Write out again, word for word, the lines below from the line that holds "Reproduce this chart" through the line that holds "import * as d3 from 'd3';", omitting pictures.
════════
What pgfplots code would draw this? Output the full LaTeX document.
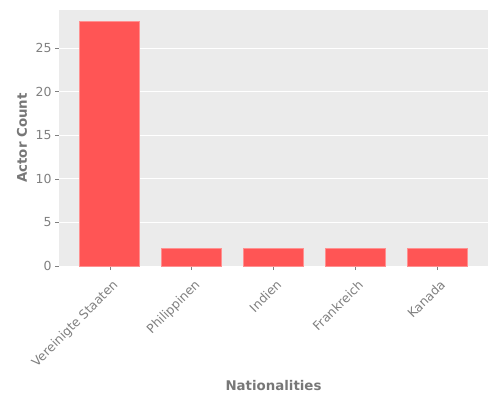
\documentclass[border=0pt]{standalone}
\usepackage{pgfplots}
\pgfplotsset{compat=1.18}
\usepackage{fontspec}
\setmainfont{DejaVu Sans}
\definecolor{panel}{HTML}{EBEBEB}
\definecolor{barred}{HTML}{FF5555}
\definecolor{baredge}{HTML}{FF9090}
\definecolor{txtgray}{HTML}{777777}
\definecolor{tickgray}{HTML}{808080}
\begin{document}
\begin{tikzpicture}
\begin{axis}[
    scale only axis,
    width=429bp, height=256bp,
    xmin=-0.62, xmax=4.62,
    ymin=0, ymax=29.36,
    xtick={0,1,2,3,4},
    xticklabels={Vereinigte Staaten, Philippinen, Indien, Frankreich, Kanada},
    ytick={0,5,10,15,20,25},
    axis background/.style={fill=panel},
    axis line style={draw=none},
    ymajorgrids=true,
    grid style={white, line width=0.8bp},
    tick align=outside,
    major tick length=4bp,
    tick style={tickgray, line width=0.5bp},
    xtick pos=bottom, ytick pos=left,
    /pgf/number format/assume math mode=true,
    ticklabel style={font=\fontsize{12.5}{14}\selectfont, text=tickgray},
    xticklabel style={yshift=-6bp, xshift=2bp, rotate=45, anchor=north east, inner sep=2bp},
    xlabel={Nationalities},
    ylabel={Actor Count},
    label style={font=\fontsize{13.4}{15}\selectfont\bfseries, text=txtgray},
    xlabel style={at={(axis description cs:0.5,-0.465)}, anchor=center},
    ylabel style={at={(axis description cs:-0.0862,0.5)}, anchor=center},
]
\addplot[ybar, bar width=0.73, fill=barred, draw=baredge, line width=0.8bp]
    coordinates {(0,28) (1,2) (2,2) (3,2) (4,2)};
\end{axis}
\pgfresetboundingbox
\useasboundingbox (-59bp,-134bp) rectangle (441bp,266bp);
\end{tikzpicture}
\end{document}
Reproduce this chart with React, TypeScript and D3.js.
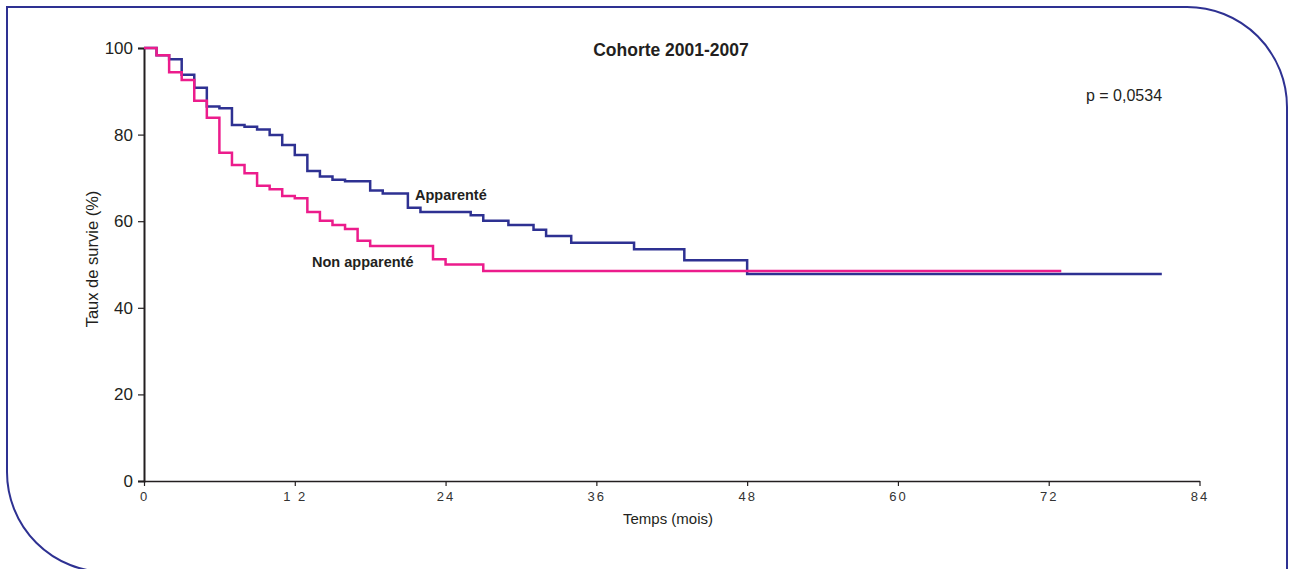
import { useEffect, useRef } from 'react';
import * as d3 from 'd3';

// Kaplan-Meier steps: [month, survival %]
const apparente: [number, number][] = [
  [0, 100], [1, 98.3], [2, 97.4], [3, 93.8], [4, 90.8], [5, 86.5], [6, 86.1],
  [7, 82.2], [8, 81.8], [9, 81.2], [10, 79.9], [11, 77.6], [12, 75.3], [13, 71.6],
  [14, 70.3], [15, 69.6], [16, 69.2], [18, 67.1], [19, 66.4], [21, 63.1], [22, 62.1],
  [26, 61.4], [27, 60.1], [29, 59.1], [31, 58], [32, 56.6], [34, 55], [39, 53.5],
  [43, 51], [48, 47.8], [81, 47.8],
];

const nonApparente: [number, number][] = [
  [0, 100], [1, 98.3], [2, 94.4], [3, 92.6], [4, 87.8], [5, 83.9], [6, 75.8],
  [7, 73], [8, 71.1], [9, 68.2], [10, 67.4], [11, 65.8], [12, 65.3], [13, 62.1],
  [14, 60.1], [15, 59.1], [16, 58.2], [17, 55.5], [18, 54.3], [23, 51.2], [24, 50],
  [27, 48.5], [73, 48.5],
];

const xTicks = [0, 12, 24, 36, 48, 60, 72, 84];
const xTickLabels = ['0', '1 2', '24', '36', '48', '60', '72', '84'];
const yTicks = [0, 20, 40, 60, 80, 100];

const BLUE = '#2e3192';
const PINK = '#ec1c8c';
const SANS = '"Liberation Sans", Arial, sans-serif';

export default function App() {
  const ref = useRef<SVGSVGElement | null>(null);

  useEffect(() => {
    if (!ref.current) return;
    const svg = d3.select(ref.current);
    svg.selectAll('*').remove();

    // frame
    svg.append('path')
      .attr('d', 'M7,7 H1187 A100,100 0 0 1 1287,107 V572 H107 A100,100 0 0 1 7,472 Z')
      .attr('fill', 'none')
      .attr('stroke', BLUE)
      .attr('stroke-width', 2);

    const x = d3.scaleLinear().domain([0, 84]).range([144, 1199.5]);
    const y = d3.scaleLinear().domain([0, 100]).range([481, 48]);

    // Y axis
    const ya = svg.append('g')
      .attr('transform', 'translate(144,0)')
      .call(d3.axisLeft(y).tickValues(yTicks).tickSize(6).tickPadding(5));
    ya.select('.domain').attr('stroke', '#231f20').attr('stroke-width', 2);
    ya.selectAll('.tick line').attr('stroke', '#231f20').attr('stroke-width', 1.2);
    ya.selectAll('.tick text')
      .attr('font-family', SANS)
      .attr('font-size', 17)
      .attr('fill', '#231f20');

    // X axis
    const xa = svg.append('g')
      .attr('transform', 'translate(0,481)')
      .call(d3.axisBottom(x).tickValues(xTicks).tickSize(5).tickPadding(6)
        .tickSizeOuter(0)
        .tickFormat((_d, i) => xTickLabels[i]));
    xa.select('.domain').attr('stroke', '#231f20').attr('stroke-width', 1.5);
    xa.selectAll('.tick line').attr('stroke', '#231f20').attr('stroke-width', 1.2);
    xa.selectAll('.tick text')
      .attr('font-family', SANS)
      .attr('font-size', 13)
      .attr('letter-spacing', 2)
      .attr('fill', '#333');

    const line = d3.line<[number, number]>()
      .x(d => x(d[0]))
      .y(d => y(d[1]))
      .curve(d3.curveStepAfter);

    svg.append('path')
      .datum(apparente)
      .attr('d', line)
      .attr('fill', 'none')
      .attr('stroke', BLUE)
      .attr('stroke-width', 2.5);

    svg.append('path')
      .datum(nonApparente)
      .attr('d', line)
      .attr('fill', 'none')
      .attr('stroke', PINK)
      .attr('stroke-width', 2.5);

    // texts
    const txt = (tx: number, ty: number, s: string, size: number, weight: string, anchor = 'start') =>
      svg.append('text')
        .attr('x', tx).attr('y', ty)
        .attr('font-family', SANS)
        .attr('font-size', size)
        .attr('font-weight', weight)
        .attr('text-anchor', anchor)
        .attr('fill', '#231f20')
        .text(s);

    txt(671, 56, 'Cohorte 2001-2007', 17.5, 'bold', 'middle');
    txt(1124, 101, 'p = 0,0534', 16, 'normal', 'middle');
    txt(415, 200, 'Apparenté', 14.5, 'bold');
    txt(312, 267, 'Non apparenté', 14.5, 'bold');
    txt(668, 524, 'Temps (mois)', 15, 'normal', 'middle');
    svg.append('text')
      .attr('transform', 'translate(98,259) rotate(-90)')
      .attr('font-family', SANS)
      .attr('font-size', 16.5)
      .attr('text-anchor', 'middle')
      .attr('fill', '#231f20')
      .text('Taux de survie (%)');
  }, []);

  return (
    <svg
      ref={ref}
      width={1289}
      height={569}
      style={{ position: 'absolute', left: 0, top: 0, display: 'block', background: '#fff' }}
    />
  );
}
════════
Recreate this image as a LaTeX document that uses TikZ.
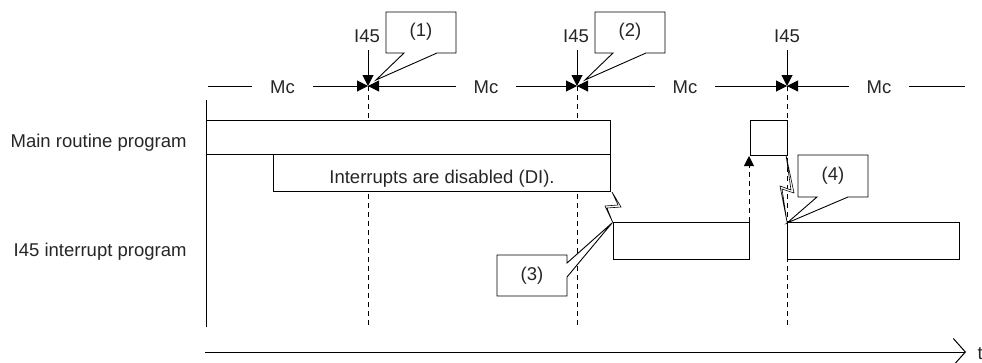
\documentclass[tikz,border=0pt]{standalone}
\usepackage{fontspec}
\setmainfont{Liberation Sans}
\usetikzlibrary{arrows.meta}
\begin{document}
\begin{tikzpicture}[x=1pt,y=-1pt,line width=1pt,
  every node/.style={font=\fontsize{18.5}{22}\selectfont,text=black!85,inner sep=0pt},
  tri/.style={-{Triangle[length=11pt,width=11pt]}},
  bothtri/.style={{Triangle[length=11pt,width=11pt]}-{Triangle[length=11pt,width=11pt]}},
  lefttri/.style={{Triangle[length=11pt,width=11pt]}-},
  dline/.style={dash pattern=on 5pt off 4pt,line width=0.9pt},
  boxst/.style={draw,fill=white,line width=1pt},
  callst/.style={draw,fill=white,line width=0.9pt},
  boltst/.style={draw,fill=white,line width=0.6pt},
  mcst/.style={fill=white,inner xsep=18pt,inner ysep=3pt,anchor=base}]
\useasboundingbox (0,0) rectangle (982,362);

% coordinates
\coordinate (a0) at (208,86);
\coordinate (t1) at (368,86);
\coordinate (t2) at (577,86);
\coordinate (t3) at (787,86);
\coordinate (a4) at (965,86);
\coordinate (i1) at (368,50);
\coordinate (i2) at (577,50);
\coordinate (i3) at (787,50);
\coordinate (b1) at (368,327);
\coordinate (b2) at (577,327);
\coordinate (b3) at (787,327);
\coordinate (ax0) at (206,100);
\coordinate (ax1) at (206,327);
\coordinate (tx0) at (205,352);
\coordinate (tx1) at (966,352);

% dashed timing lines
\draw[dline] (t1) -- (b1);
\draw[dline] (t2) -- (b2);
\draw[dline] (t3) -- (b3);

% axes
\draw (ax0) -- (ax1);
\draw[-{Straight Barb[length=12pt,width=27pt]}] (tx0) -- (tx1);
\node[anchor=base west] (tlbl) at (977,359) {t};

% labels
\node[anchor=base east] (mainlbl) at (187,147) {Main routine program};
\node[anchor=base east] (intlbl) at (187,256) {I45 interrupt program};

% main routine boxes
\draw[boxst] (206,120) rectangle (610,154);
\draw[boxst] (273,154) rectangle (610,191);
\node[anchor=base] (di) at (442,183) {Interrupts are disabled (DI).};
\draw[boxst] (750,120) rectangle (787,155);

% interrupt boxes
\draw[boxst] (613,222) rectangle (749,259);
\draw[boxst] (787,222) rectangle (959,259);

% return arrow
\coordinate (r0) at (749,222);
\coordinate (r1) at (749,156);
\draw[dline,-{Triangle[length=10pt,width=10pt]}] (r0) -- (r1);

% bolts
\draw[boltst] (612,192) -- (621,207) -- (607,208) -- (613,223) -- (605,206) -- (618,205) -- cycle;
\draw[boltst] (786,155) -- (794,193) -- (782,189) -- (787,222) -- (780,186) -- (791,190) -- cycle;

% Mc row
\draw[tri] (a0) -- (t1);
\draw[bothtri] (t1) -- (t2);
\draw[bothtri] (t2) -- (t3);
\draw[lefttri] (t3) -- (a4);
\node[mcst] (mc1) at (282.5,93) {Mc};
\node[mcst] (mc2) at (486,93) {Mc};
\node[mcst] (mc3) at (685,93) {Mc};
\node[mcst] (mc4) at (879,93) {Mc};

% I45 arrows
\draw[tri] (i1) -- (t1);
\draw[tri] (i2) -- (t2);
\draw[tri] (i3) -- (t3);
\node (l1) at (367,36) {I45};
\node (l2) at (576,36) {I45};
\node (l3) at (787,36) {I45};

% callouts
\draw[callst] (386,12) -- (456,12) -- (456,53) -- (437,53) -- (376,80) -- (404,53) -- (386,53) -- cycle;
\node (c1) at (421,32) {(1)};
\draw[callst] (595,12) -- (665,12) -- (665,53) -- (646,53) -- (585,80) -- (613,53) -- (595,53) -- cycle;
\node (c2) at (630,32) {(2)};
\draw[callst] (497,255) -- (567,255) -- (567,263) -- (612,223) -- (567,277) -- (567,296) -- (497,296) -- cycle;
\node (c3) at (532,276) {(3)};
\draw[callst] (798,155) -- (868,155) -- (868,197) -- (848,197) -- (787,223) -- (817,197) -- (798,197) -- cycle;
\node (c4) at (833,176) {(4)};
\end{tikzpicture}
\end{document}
════════
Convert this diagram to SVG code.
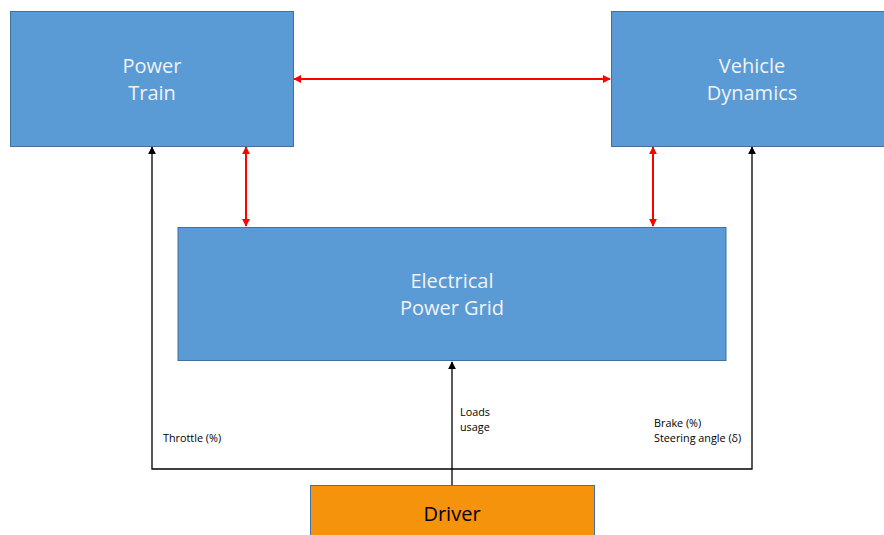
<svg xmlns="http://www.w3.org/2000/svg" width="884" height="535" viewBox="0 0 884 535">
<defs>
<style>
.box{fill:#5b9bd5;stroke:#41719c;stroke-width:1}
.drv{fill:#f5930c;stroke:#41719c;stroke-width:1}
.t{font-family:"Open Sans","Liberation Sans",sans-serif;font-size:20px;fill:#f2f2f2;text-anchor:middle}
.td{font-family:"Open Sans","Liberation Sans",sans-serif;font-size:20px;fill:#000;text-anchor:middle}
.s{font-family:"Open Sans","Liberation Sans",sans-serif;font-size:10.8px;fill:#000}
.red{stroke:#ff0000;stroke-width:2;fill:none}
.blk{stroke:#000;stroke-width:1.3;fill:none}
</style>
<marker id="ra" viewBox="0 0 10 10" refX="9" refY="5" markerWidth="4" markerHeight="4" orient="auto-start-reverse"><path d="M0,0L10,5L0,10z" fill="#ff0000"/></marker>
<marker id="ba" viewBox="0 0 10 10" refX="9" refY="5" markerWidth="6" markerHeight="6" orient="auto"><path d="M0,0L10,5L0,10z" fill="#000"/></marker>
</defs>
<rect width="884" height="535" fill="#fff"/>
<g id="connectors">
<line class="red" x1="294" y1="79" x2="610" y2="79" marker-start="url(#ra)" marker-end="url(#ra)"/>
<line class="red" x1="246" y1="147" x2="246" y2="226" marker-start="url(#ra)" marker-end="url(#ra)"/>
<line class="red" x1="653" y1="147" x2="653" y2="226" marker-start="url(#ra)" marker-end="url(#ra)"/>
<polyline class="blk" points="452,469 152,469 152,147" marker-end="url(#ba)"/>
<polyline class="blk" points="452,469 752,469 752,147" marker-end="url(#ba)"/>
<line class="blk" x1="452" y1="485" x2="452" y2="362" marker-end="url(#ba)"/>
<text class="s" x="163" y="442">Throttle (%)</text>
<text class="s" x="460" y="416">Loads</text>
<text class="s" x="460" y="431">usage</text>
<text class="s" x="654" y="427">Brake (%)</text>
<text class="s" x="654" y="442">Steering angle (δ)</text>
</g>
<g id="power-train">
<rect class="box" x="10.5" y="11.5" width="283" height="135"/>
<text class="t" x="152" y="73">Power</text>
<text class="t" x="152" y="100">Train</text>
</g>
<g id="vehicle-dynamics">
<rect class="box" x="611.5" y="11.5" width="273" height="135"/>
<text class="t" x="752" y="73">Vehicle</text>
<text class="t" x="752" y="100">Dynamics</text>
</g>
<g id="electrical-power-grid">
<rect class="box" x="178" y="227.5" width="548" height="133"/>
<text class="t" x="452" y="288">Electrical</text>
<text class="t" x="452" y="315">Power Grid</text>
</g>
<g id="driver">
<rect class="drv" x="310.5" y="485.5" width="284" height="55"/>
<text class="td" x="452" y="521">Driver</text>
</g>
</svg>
════════
**Output of the exercise:**
Reproduce this chart with React, TypeScript and D3.js.
import { useEffect, useRef } from 'react';
import * as d3 from 'd3';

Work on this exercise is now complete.